La chair est triste, hélas ! et j’ai lu tous les livres.
Fuir ! là-bas fuir ! Je sens que des oiseaux sont ivres
D’être parmi l’écume inconnue et les cieux…

Un automne jonché de taches de rousseur…
Et tu fis la blancheur sanglotante des lys…
Je t’apporte l’enfant d’une nuit d’Idumée…
Tout son col secouera cette blanche agonie…


il faudrait bien les attribuer à un poète qui fut artiste au degré absolu. Oh ! ce sonnet du cygne (dont le dernier vers cité est le neuvième) où tous les mots sont blancs comme de la neige !

Mais on a écrit tout le possible sur ce poète très aimé et providentiel. Je conclus par cette glose.

Récemment une question fut posée ainsi, à peu près :

« Qui, dans l’admiration des jeunes poètes, remplacera Verlaine, lequel avait remplacé Leconte de Lisle ? »

Peu des questionnés répondirent ; il y eut deux tiers d’abstentions motivées par la tournure saugrenue d’un tel ultimatum. Comment peut-il se faire, en effet, qu’un jeune poète admire « exclusivement et successivement » trois « maîtres » aussi divers que ces deux-là et M. Mallarmé, — incontestable élu ? Donc, par scrupule, beaucoup se turent, — mais je vote ici, disant : Aimant et admirant beaucoup Stéphane Mallarmé, je ne vois pas que la mort de Verlaine me soit une occasion décente d’aimer et d’admirer aujourd’hui plus haut qu’hier.
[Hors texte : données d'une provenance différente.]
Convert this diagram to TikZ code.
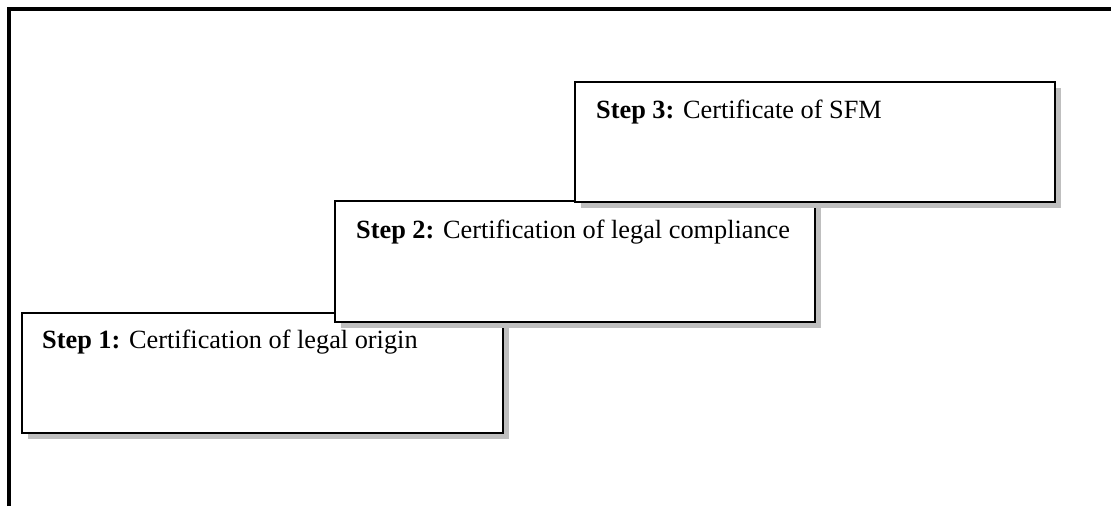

Pourtant, puisque c’est un devoir strict de toujours sacrifier le mort au vivant et de donner au vivant, par un surcroît de gloire, un surcroît d’énergie, le résultat de ce vote me plaît, — et nous aurions peut-être dû, nous qui nous sommes tus, parler. Si trop d’abstentions avaient faussé la vérité, quel dommage ! Car, informée par un papier circulaire, la Presse a trouvé en cette nouvelle un motif de plus à se rire et à nous plaindre, tant que, ballotté sur les flots d’encre de la mer des ténèbres intellectuelles, mais vainqueur des naufrageurs, le nom de Mallarmé, enfin écrit sur l’ironique élégance d’un côtre de course, vogue et maintenant nargue la vague et l’écume douce-amère de la blague.